By the time she climbed out of the car, there was only a vestige of all that in her eyes, and she folded her arms over the thin shirt she wore and watched him. “He doesn’t deserve to be the mask killer’s target?” she asked, because his response had been vague enough to be a non-response.
He was looking off toward the exit, avoiding another lean on the frame of the car and simply standing still, watching the fading light. "That," he agreed and disagreed. "More than that. This isn't a job. It's not a career. It's a life. He has a good life, and he doesn't have a reason to waste it in some alleyway with a murderer."
She couldn’t disagree with that. No matter how much she felt Luke’s presence helped Thomas, no matter how much she felt Luke could help the man in front of her. Because, she was rapidly realizing that Luke getting hurt (even the possibility of it) outweighed any normalizing effect the boy brought to Thomas’ life. She’d reacted as she had in that alley because it was Luke, and because she’d known Thomas would tear himself to hell and back if the kid took a fall. “How are you convincing him of that?” she asked, no disagreement in the question. Convincing Luke to give it up, she knew, wasn’t going to be easy.
"I don't know." Thomas' brow furrowed, his expression clouded, and it was clear where the mask usually hid his emotions, across his forehead and at the corners of his eyes. "Perhaps I won't need to after this." It was a hope, at least. It was one of the many reasons Thomas had called Bunny to the hospital.
She lifted her hand to smooth his brow, where all that emotion was, but she pulled her hand short let her her palm rest in the center of his chest, power and muscled beneath her fingers and through the fabric of his shirt. She didn’t say anything for a second, just looking up at him. “You have to get out of your head, Brandon,” she finally said, because it was a liability, one she knew well (It had been a hard lesson in breaking that particular shortcoming).
He looked down at her with the distant gray of his eyes cooling as the warm light leaked away from the landscape around them. "I will. Later." There was a time for everything, and Thomas wasn't a different man in the armor and the mask. That was what was so disturbing about him. "It's not about me."
He broke away from her and set the hood to rights before returning to the driver's side and getting in. The panel glowed, acknowledging without welcoming. "Find a different life," he advised her, seriously. "This one doesn't suit you."
She grinned, a teasing thing that didn’t quite reach her eyes. “Brandon, if you think it’s that easy, then you don’t know me for shit.
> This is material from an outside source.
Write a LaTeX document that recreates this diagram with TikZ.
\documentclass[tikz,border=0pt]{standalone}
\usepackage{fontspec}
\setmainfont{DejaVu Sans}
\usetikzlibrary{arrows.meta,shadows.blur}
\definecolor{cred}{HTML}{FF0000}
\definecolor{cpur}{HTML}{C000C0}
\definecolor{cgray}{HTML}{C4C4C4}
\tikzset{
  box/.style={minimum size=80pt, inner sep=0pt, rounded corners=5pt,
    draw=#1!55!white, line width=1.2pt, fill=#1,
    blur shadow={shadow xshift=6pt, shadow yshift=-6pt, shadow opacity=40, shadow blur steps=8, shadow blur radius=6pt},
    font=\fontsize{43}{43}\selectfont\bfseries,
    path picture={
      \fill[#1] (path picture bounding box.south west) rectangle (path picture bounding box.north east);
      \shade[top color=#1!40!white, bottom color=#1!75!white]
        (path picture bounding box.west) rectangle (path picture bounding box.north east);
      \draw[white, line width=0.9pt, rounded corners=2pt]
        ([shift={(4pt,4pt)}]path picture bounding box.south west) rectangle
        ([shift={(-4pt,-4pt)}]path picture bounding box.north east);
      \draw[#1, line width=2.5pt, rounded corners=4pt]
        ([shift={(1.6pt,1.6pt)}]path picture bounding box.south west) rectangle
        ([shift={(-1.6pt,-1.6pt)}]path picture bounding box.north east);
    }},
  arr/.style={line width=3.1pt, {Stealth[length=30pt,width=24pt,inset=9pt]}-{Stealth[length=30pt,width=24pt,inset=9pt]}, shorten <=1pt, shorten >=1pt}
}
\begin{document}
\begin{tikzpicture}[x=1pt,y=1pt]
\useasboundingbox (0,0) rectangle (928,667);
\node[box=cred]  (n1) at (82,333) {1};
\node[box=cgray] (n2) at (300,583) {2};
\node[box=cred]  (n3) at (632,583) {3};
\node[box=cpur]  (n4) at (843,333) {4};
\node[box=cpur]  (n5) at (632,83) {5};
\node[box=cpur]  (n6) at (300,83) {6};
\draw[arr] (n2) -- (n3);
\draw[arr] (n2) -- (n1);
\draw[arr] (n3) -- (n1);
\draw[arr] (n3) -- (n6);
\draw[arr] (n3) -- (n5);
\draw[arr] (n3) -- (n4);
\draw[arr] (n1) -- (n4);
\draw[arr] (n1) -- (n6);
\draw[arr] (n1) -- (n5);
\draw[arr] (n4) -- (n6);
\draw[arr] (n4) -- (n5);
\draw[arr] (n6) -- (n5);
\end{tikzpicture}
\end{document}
Some things don’t turn off, even when you want them to.” She shrugged her shoulders “I can’t change who I am, not any more than you can.” She moved back from the car. “Hurry up on those communicator replacements, would you? I feel naked without one.”
He let a small flicker of a smile reach his eyes, and then, with no further words, he shut the door. The car started up like a lazy tiger, rumbling with restrained power, and then the anonymous vehicle pulled away into the new dark.